Ob es allerdings wirklich klug ist, ständig mit der Anstandskeule durch die Welt zu laufen und dabei auf missliebige Bürger, christdemokratische Mitbewerber, rechts verortete Polit-Newcomer und bekennende Rechte gleichermaßen einzuprügeln – darüber ließe sich trefflich streiten. Zumindest noch so lange, bis der Wähler dann im kommenden Monat der SPD sein Urteil über so viel vorgetragenen Anstand ausgestellt haben wird. Wir werden dann zumindest wissen, ob die SPD mit Anstand verlieren kann – oder wie einst Schröder doch den Aufstand probt oder gar die unanständigen Wähler für ein mögliches Desaster verantwortlich macht. Also lehnen wir uns zurück und warten mit Anstand auf die Wahlen, die da kommen werden.

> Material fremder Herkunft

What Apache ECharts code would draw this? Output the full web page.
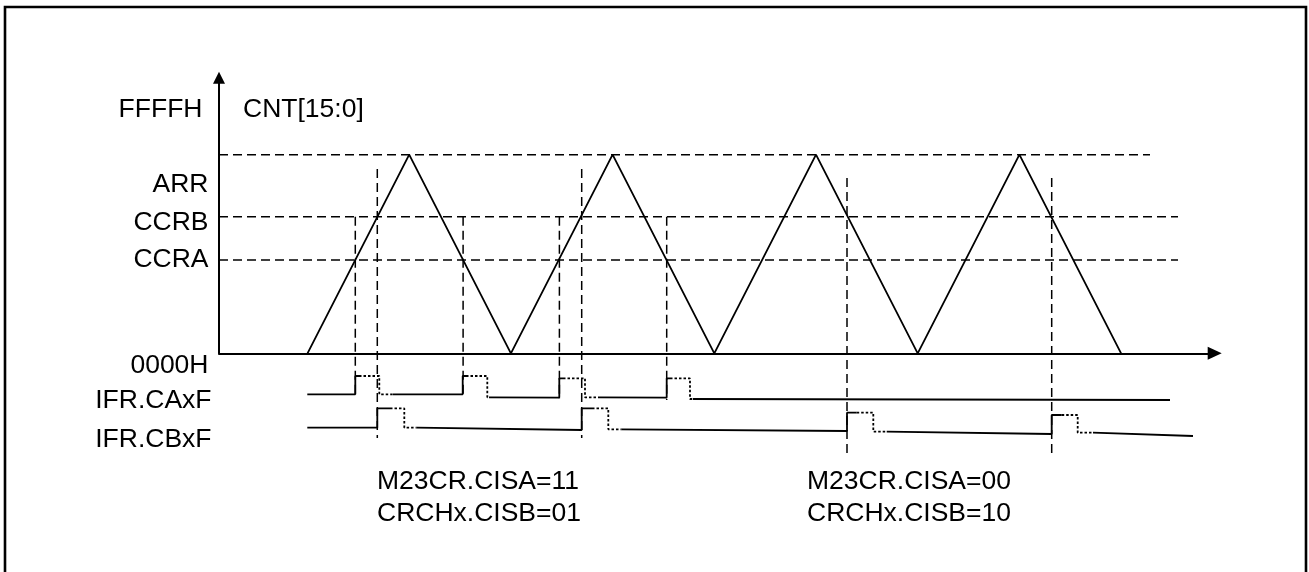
<!DOCTYPE html>
<html><head><meta charset="utf-8">
<script src="https://cdn.jsdelivr.net/npm/echarts@6/dist/echarts.min.js"></script>
<style>html,body{margin:0;padding:0;background:#fff}#c{width:1309px;height:572px}</style>
</head><body><div id="c"></div>
<script>
// ---- data (time units along x, counter units along y; 0 = 0000H) ----
const levelNames = ['ARR', 'CCRB', 'CCRA'];
const levelValues = [198.6, 136.6, 93.3];
const levelEndTimes = [931, 959, 959];

const cntTimes  = [88.5, 190.2, 291.9, 393.6, 495.3, 597.0, 698.7, 800.4, 902.1];
const cntValues = [0, 198.6, 0, 198.6, 0, 198.6, 0, 198.6, 0];

// capture events (vertical dashed markers)
const caEventTimes = [136.3, 244.1, 340.4, 447.7];
const caMarkTop    = [136.6, 136.6, 136.6, 136.6];
const caMarkBottom = [-44.7, -44.7, -45.7, -46.7];
const cbEventTimes = [158.3, 362.7, 628.0, 832.7];
const cbMarkTop    = [184.3, 184.3, 175.3, 175.3];
const cbMarkBottom = [-84.7, -84.7, -101.7, -101.7];

// IFR.CAxF flag trace: solid segments and dotted (cleared) segments
const caSolidT = [[88.3, 136.3, 136.3, 140], [174, 243.7, 243.7, 247], [270, 340.3, 340.3, 344], [379, 447.7, 447.7, 451], [474, 951]];
const caSolidV = [[-41, -41, -22.7, -22.7], [-41, -41, -22.7, -22.7], [-44, -44.3, -25, -25], [-44, -44.3, -25, -25], [-45.7, -46.7]];
const caDotT = [[140, 160.3, 160.3, 174], [247, 268.3, 268.3, 270], [344, 366, 366, 379], [451, 471, 471, 474]];
const caDotV = [[-22.7, -22.7, -41, -41], [-22.7, -22.7, -44, -44], [-25, -25, -44, -44], [-25, -25, -45.7, -45.7]];

// IFR.CBxF flag trace
const cbSolidT = [[88.3, 158.3, 158.3, 171], [197.7, 362.7, 362.7, 373], [402.7, 628, 628, 637.7], [667.7, 832.7, 832.7, 842.7], [874, 974]];
const cbSolidV = [[-74.4, -74.4, -55, -55], [-74.4, -76.7, -55, -55], [-76, -77.7, -59.4, -59.4], [-78.4, -80.7, -61.7, -61.7], [-79.4, -82.7]];
const cbDotT = [[171, 185.3, 185.3, 197.7], [373, 389.3, 389.3, 402.7], [637.7, 654.3, 654.3, 667.7], [842.7, 858.7, 858.7, 874]];
const cbDotV = [[-55, -55, -74.4, -74.4], [-55, -55, -76, -76], [-59.4, -59.4, -78.4, -78.4], [-61.7, -61.7, -79.4, -79.4]];

const sideLabels = ['FFFFH', 'ARR', 'CCRB', 'CCRA', '0000H', 'IFR.CAxF', 'IFR.CBxF'];
const axisTitle = 'CNT[15:0]';
const noteGroups = [['M23CR.CISA=11', 'CRCHx.CISB=01'], ['M23CR.CISA=00', 'CRCHx.CISB=10']];

// ---- layout ----
const X_MAX = 995.7, Y_MAX = 275.6, Y_MIN2 = -120;
const sideLabelX = [202.5, 208.5, 208.5, 208.5, 208.5, 211.5, 211.5];
const sideLabelY = [110, 184.7, 223, 259.7, 366, 400.5, 439.5];
const noteX = [377, 807];
const noteY = [481.5, 514];
const FONT = '26.5px "Liberation Sans", Arial, sans-serif';

const zip = (a, b) => a.map((t, i) => [t, b[i]]);
const series = [];
const base = { type: 'line', showSymbol: false, symbol: 'none', silent: true, animation: false, clip: false };
const DASH = [9, 5];

// counter triangle
series.push(Object.assign({}, base, { xAxisIndex: 0, yAxisIndex: 0, data: zip(cntTimes, cntValues),
  lineStyle: { color: '#000', width: 1.8 } }));
// level dashed lines
levelValues.forEach((v, i) => series.push(Object.assign({}, base, { xAxisIndex: 0, yAxisIndex: 0,
  data: [[0, v], [levelEndTimes[i], v]], lineStyle: { color: '#000', width: 1.5, type: DASH } })));
// vertical event markers
caEventTimes.forEach((t, i) => series.push(Object.assign({}, base, { xAxisIndex: 1, yAxisIndex: 1,
  data: [[t, caMarkTop[i]], [t, caMarkBottom[i]]], lineStyle: { color: '#000', width: 1.5, type: DASH } })));
cbEventTimes.forEach((t, i) => series.push(Object.assign({}, base, { xAxisIndex: 1, yAxisIndex: 1,
  data: [[t, cbMarkTop[i]], [t, cbMarkBottom[i]]], lineStyle: { color: '#000', width: 1.5, type: DASH } })));
// flag traces
function addTrace(T, V, dotted) {
  T.forEach((ts, i) => series.push(Object.assign({}, base, { xAxisIndex: 1, yAxisIndex: 1,
    data: zip(ts, V[i]), lineStyle: { color: '#000', width: dotted ? 1.8 : 1.8, type: dotted ? [2.5, 2] : 'solid' } })));
}
addTrace(caSolidT, caSolidV, false);
addTrace(caDotT, caDotV, true);
addTrace(cbSolidT, cbSolidV, false);
addTrace(cbDotT, cbDotV, true);

const graphic = [
  { type: 'rect', shape: { x: 5, y: 7, width: 1301, height: 620 }, style: { fill: 'none', stroke: '#000', lineWidth: 2.6 }, silent: true },
  { type: 'text', style: { text: axisTitle, x: 243, y: 110, font: FONT, fill: '#000', textAlign: 'left', align: 'left', textVerticalAlign: 'middle', verticalAlign: 'middle' } }
];
sideLabels.forEach((s, i) => graphic.push({ type: 'text', style: { text: s, x: sideLabelX[i], y: sideLabelY[i], font: FONT, fill: '#000',
  textAlign: 'right', align: 'right', textVerticalAlign: 'middle', verticalAlign: 'middle' } }));
noteGroups.forEach((g, gi) => g.forEach((s, li) => graphic.push({ type: 'text', style: { text: s, x: noteX[gi], y: noteY[li],
  font: FONT, fill: '#000', textAlign: 'left', align: 'left', textVerticalAlign: 'middle', verticalAlign: 'middle' } })));

const chart = echarts.init(document.getElementById('c'), null, { renderer: 'canvas' });
chart.setOption({
  backgroundColor: '#fff',
  animation: false,
  grid: [
    { left: 219, right: 94.3, top: 77.7, bottom: 218.7, containLabel: false },
    { left: 219, right: 94.3, top: 77.7, bottom: 572 - (353.3 - Y_MIN2), containLabel: false }
  ],
  xAxis: [
    { gridIndex: 0, type: 'value', min: 0, max: X_MAX, axisLine: { show: true, onZero: false, symbol: ['none', 'triangle'], symbolSize: [13, 14], lineStyle: { color: '#000', width: 2 } },
      axisTick: { show: false }, axisLabel: { show: false }, splitLine: { show: false } },
    { gridIndex: 1, type: 'value', min: 0, max: X_MAX, show: false }
  ],
  yAxis: [
    { gridIndex: 0, type: 'value', min: 0, max: Y_MAX, axisLine: { show: true, onZero: false, symbol: ['none', 'triangle'], symbolSize: [12, 12], lineStyle: { color: '#000', width: 2 } },
      axisTick: { show: false }, axisLabel: { show: false }, splitLine: { show: false } },
    { gridIndex: 1, type: 'value', min: Y_MIN2, max: Y_MAX, show: false }
  ],
  series: series,
  graphic: graphic
});
</script>
</body></html>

PS: Bei so viel „Anstand der Aufständigen“ – pardon: „Aufstand der Anständigen“ – bitte ich zu entschuldigen, falls der Wortdreher beim Korrekturlesen noch irgendwo im Text übersehen worden sein sollte. Wobei – der Anstand der Aufständigen könnte dem Aufstand der Anständigen vielleicht eine Dimension geben, die den Anspruch des Anstands vom politischen Missbrauch des Anstands befreit. Vor allem dann, wenn der Anstand auf mehr als unanständige Weise zur Wahlkampfkeule wird, mit der hemmungslos auf alles eingedroschen wird, dessen man sich mit anständigen Argumenten offensichtlich nicht zu erwehren weiß.